Wednesday, December 28, 2016

Perfection

“You will begin to touch heaven, Jonathan, in the moment that you touch perfect speed. And that isn’t flying a thousand miles an hour, or a million, or flying at the speed of light. Because any number is a limit, and perfection doesn’t have limits. Perfect speed, my son, is being there.” ― Richard Bach, Jonathan Livingston Seagull

Perfection doesn't have limits. If we could only remember that when it mattered. It's about being there. Skin in the game, living in the moment, ALL IN. Perfection.

No, not perfect. Rarely is anything perfect. Perfection is different than being perfect. Honey, you ain't Jesus: you ain't fooling nobody. You won't be perfect, but you can find perfection.

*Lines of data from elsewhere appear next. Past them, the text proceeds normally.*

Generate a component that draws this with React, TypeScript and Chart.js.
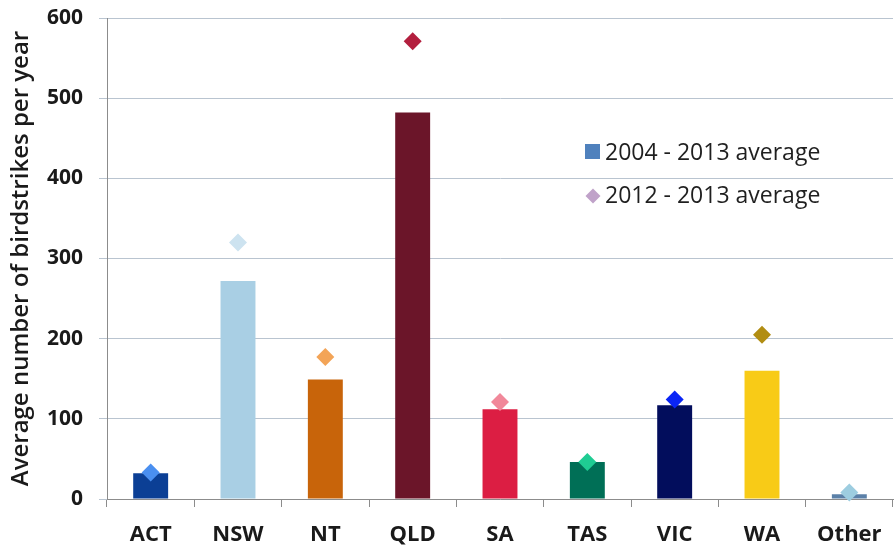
import React, { useEffect, useRef } from "react";
import { Chart, registerables } from "chart.js";

Chart.register(...registerables);

const categories = ["ACT", "NSW", "NT", "QLD", "SA", "TAS", "VIC", "WA", "Other"];
const avg2004to2013 = [32, 272, 149, 482, 112, 46, 117, 160, 6];
const avg2012to2013 = [33, 320, 177, 571, 121, 46, 124, 205, 8];
const barColors = ["#0b3f95", "#a9cfe4", "#c8640a", "#6b1529", "#dc1e43", "#006f56", "#020d5c", "#f8cb17", "#5b80a8"];
const diamondColors = ["#4a8ff0", "#cde3f0", "#f3a457", "#b31f3e", "#f1889a", "#1fcc93", "#0a25f5", "#b18d12", "#9dcde0"];
const yTicks = [0, 100, 200, 300, 400, 500, 600];
const legendLabels = ["2004 - 2013 average", "2012 - 2013 average"];
const legendColors = ["#4f81bd", "#c0a2c9"];

const FONT = "'Open Sans', 'Noto Sans', sans-serif";

export default function App() {
  const ref = useRef<HTMLCanvasElement | null>(null);

  useEffect(() => {
    document.body.style.margin = "0";
    const legendPlugin = {
      id: "insideLegend",
      afterDraw(chart: any) {
        const ctx = chart.ctx;
        ctx.save();
        ctx.font = `23px ${FONT}`;
        ctx.textBaseline = "middle";
        ctx.textAlign = "left";
        ctx.fillStyle = legendColors[0];
        ctx.fillRect(585, 144, 15, 15);
        ctx.fillStyle = "#1f1f1f";
        ctx.fillText(legendLabels[0], 605, 153);
        const cx = 593, cy = 196, r = 7.5;
        ctx.fillStyle = legendColors[1];
        ctx.beginPath();
        ctx.moveTo(cx, cy - r);
        ctx.lineTo(cx + r, cy);
        ctx.lineTo(cx, cy + r);
        ctx.lineTo(cx - r, cy);
        ctx.closePath();
        ctx.fill();
        ctx.fillStyle = "#1f1f1f";
        ctx.fillText(legendLabels[1], 605, 196);
        ctx.restore();
      },
    };

    const chart = new Chart(ref.current as HTMLCanvasElement, {
      type: "bar",
      data: {
        labels: categories,
        datasets: [
          {
            type: "line" as any,
            label: legendLabels[1],
            data: avg2012to2013,
            showLine: false,
            pointStyle: "rectRot",
            pointRadius: 9,
            pointBackgroundColor: diamondColors,
            pointBorderColor: diamondColors,
            pointBorderWidth: 0,
            clip: false,
            order: 0,
          } as any,
          {
            type: "bar",
            label: legendLabels[0],
            data: avg2004to2013,
            backgroundColor: barColors,
            borderWidth: 0,
            barPercentage: 0.4,
            categoryPercentage: 1,
            order: 1,
          },
        ],
      },
      options: {
        responsive: false,
        animation: false,
        layout: { autoPadding: false, padding: { top: 18, right: 1, left: 0, bottom: 0 } },
        plugins: {
          legend: { display: false },
          tooltip: { enabled: false },
        },
        scales: {
          x: {
            offset: true,
            grid: {
              offset: true,
              drawOnChartArea: false,
              drawTicks: true,
              tickLength: 8,
              color: "#8c8c8c",
            },
            border: { color: "#8c8c8c", width: 1 },
            ticks: {
              color: "#1a1a1a",
              padding: 15,
              font: { family: FONT, size: 22, weight: "bold" },
            },
            afterFit(scale: any) {
              scale.height = 49;
              scale.paddingLeft = 0;
              scale.paddingRight = 0;
            },
          },
          y: {
            min: 0,
            max: 600,
            afterBuildTicks(scale: any) {
              scale.ticks = yTicks.map((v) => ({ value: v }));
            },
            grid: {
              color: "#b9c4d0",
              tickLength: 8,
              drawTicks: true,
            },
            border: { color: "#8c8c8c", width: 1 },
            ticks: {
              color: "#1a1a1a",
              padding: 16,
              font: { family: FONT, size: 21, weight: "bold" },
            },
            title: {
              display: true,
              text: "Average number of birdstrikes per year",
              color: "#1a1a1a",
              font: { family: FONT, size: 24, weight: "600" },
              padding: { top: 7, bottom: 2 },
            },
            afterFit(scale: any) {
              scale.width = 107;
              scale.paddingTop = 0;
              scale.paddingBottom = 0;
            },
          },
        },
      },
      plugins: [legendPlugin],
    });
    return () => chart.destroy();
  }, []);

  return (
    <div style={{ width: 894, height: 548, background: "#ffffff" }}>
      <canvas ref={ref} width={894} height={548} style={{ display: "block" }} />
    </div>
  );
}
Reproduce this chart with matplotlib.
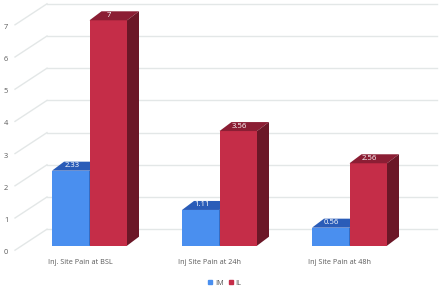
import matplotlib
matplotlib.use("Agg")
import matplotlib.pyplot as plt
from matplotlib.patches import Polygon
from matplotlib.lines import Line2D

# ---- data ----
categories = ["Inj. Site Pain at BSL", "Inj Site Pain at 24h", "Inj Site Pain at 48h"]
series_names = ["IM", "IL"]
im_values = [2.33, 1.11, 0.56]
il_values = [7, 3.56, 2.56]
y_ticks = [0, 1, 2, 3, 4, 5, 6, 7]

# ---- style / layout (pixels) ----
W, H = 440, 289
FONT = "Open Sans"
colors_front = ["#4A8FEF", "#C52D48"]
colors_top = ["#2A5CB8", "#8B1E34"]
colors_side = ["#1F4A99", "#6B1727"]
grid_color = "#E3E7E7"
text_gray = "#595959"

ax_left_px, ax_bottom_px = 24.5, 289 - 245.7
px_per_x, px_per_y = 130.0, 32.2
ymax = 7.5
depth_dx, depth_dy = 12.0, 9.0       # bar depth in px
back_dx_px, back_dy_px = 47.0, 16.5  # back wall start x (fig px), rise above bar front
front_x_px, front_drop_px = 15.0, 4.5
grid_right_px = 437.0
bar_w_px = 37.5

plt.rcParams["font.family"] = [FONT, "DejaVu Sans"]
fig = plt.figure(figsize=(W / 100, H / 100), dpi=100)
ax = fig.add_axes([ax_left_px / W, ax_bottom_px / H, 3 * px_per_x / W, ymax * px_per_y / H])
ax.set_xlim(-0.5, 2.5)
ax.set_ylim(0, ymax)
ax.axis("off")

def xd(px):  # figure px -> x data
    return (px - ax_left_px) / px_per_x - 0.5

ddx = depth_dx / px_per_x
ddy = depth_dy / px_per_y
bw = bar_w_px / px_per_x

# gridlines (back wall + slanted left wall)
for v in y_ticks:
    yb = v + back_dy_px / px_per_y
    yf = v - front_drop_px / px_per_y
    ax.plot([xd(back_dx_px), xd(grid_right_px)], [yb, yb], color=grid_color, lw=1.0, clip_on=False, zorder=0)
    ax.plot([xd(front_x_px), xd(back_dx_px)], [yf, yb], color=grid_color, lw=1.0, clip_on=False, zorder=0)
    ax.text(xd(6), v - 7 / px_per_y, str(v), ha="center", va="center", fontsize=5.4, color=text_gray)

# bars
for s, vals in enumerate([im_values, il_values]):
    xs = [i + (s - 0.5) * bw for i in range(len(categories))]
    ax.bar(xs, vals, width=bw, color=colors_front[s], zorder=2 + s, linewidth=0)
    for x, v in zip(xs, vals):
        x0, x1 = x - bw / 2, x + bw / 2
        top = Polygon([(x0, v), (x1, v), (x1 + ddx, v + ddy), (x0 + ddx, v + ddy)],
                      closed=True, facecolor=colors_top[s], edgecolor="none", zorder=2 + s, clip_on=False)
        side = Polygon([(x1, 0), (x1, v), (x1 + ddx, v + ddy), (x1 + ddx, ddy)],
                       closed=True, facecolor=colors_side[s], edgecolor="none", zorder=2 + s, clip_on=False)
        ax.add_patch(top)
        ax.add_patch(side)
        ax.text(x + 1 / px_per_x, v + 5 / px_per_y, f"{v:g}", ha="center", va="center",
                fontsize=5.6, color="white", zorder=5, clip_on=False)

# category labels
for i, c in enumerate(categories):
    ax.text(i - 9.5 / px_per_x, -(263 - 245.7) / px_per_y, c, ha="center", va="center",
            fontsize=5.2, color=text_gray, clip_on=False)

handles = [Line2D([], [], marker="s", linestyle="none", markersize=3.5, color=c) for c in colors_front]
fig.legend(handles, series_names, loc="center", bbox_to_anchor=(224 / W, 6 / H), ncol=2, frameon=False,
           fontsize=5.2, handletextpad=0.1, columnspacing=0.5, labelcolor=text_gray, handlelength=1)

fig.savefig("out.png", dpi=100)
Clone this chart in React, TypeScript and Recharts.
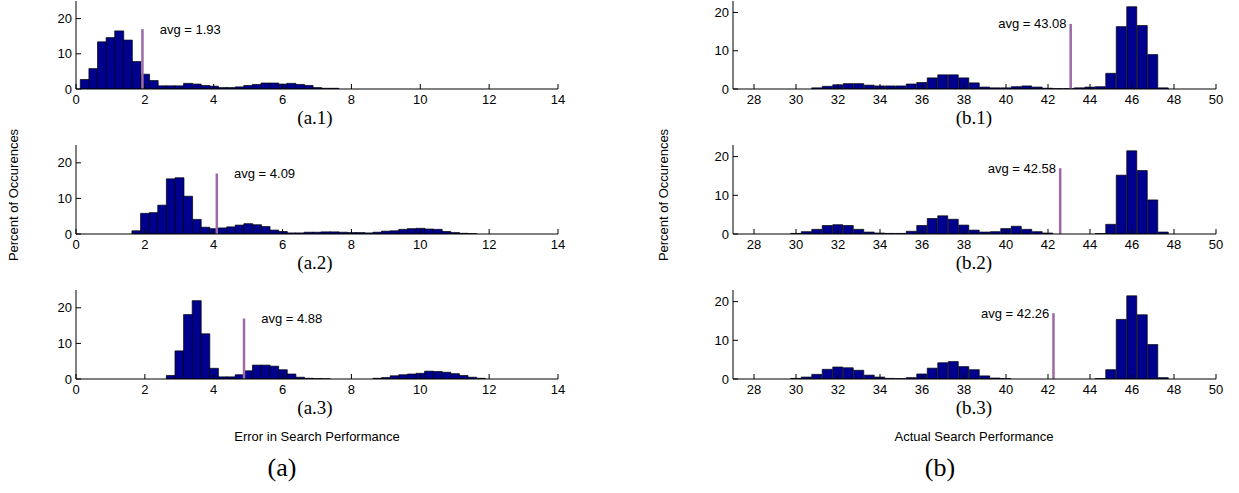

There's always some dust in the corners of every relationship, something hiding under the bed that everyone ignores like it never happened, or won't happen again. Raised voices or fists, a drunken night with a stranger, the whispered phone call that felt like betrayal. Hell, even just leaving dirty socks every. damn. day. or sloppy housekeeping, we all have our pressure points. We give, we take, we give some more. Funny, both partners think they give the most, eh?

We set limits on what we can accept: the last straws, one more time and we're out of here. And with those limits, we bind ourselves. But do we really keep with our pledge? Do we walk away so freely? Do we give up when we've reached that point of no return? No, not usually. And by that, we release the limitations, and continue our search for.... perfection.

It's never too little. It's never too much. It's righter that we want to admit. Right enough to keep us seeking that perfection. I'd even wager we set new limits because we are unwilling to admit things are closer to that perfection than we can admit. Which means WE have to be perfect. So back to my earlier point: perfection is different than being perfect. Something can reach perfection without those involved being perfect.

Everyone just has to understand that from the beginning. Then those limitations/expectations aren't so hard to grasp.